You can opt out of array bounds checking by writing unsafe { arr.get_unchecked(idx) } . But thats incredibly rare in practice.

[1] https://cs.stanford.edu/~aozdemir/blog/unsafe-rust-syntax/

> 95% of rust is safe rust.

Based on the raw number of assorted crates, which has no bearing on kernel code. The more relevant question is, can a performant, cross-architecture, kernel ring-buffer be written in safe Rust?

Hubris, an embedded RTOS-like used in production by Oxide, has ~4% unsafe code in the kernel last I checked. There’s a ring buffer implementation that has one unsafe, for unchecked indexing: https://github.com/oxidecomputer/hubris/blob/master/lib/ring... (this of course does not mean that it is the one ring buffer to rule them all, but it’s to demonstrate that yes, it is at least possible to have one with minimum unsafe.)

It’s always a way lower number than folks assume. Even in spaces that have higher than average usage.

I doubt it, but you can probably get pretty close.

This is something a lot of people misunderstand about unsafe rust. The safe / unsafe distinction isn't at the crate level. You don't say "this entire module opts out of safety checks". Unsafe is a granular thing. The unsafe keyword doesn't turn off the borrow checker. It just lets you dereference pointers (and do a few other tricks).

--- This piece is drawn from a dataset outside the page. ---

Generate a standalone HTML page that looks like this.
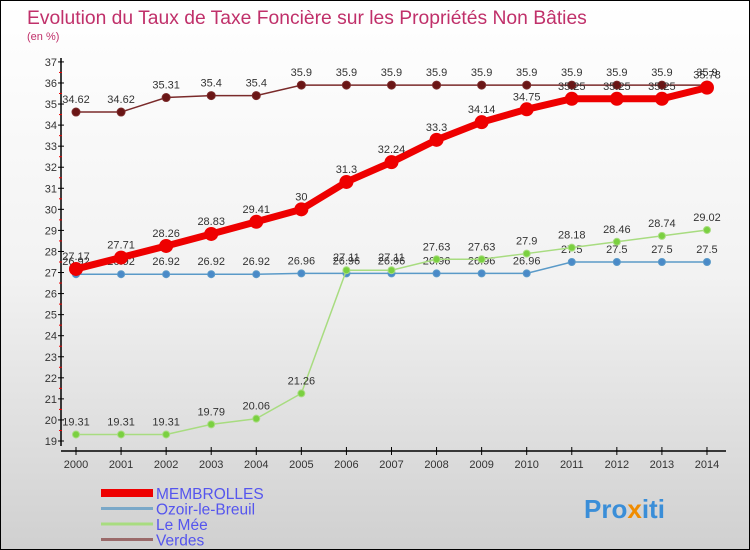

Systems code written in rust often has a few unsafe functions which interact with the actual hardware. But all the high level logic - which is usually most of the code by volume - can be written using safe, higher level abstractions.

"Can all of io_uring be written in safe rust?" - probably not, no. But could you write the vast majority of io_uring in safe rust? Almost certainly. This bug is a great example. In this case, the problematic function was this one:

    static void io_zcrx_return_niov_freelist(struct net_iov *niov)
    {
        struct io_zcrx_area *area = io_zcrx_iov_to_area(niov);

        spin_lock_bh(&area->freelist_lock);
        area->freelist[area->free_count++] = net_iov_idx(niov);
        spin_unlock_bh(&area->freelist_lock);
    }
At a glance, this function absolutely could have been written in safe rust. And even if it was unsafe, array lookups in rust are still bounds checked.
"unsafe Rust" is not a binary; you don't opt into it for every single line of code. Given that the entire premise behind the idea that using C instead of Rust is fine is that people should be able to pay close attention and not make mistakes like this, having the number of places you need to look be a tiny fraction of the overall code that's explicitly marked as unsafe is a massive difference from C where literally every line of the code could be hiding stuff like this.
> except nearly everyone uses unsafe rust

Really? Why? I've not used Rust outside of some fairly small efforts, but I've never found a reason to reach for unsafe. So why is "nearly everyone" else using it?

Let's say you want to call win32 (or Mac) OS functions, all of a sudden you're doing all kinds of wonky pointer stuff because that's how these operating systems have been architected. Doing unsafe stuff is pretty inevitable if you want to do anything non-hello-world-ish.
> Doing unsafe stuff is pretty inevitable if you want to do anything non-hello-world-ish.

So the vast majority of Rust projects involve writing at least one unsafe block? Is that really your claim?

Making use of win32 functions doesn't turn off bounds checking in your rust code.
A tiny fraction of programs need to use win32 or Mac OS functions beyond the standard library or other safe wrappers for said functions.
So what? Just because you used the keyword `unsafe` to call an unsafe API does not mean that you are going to use unsafe pointer access to write to a vector.
That's not prevention. That's remediation.
Surely nobody could create a better language in 50 years. Surely we can't fix these issues.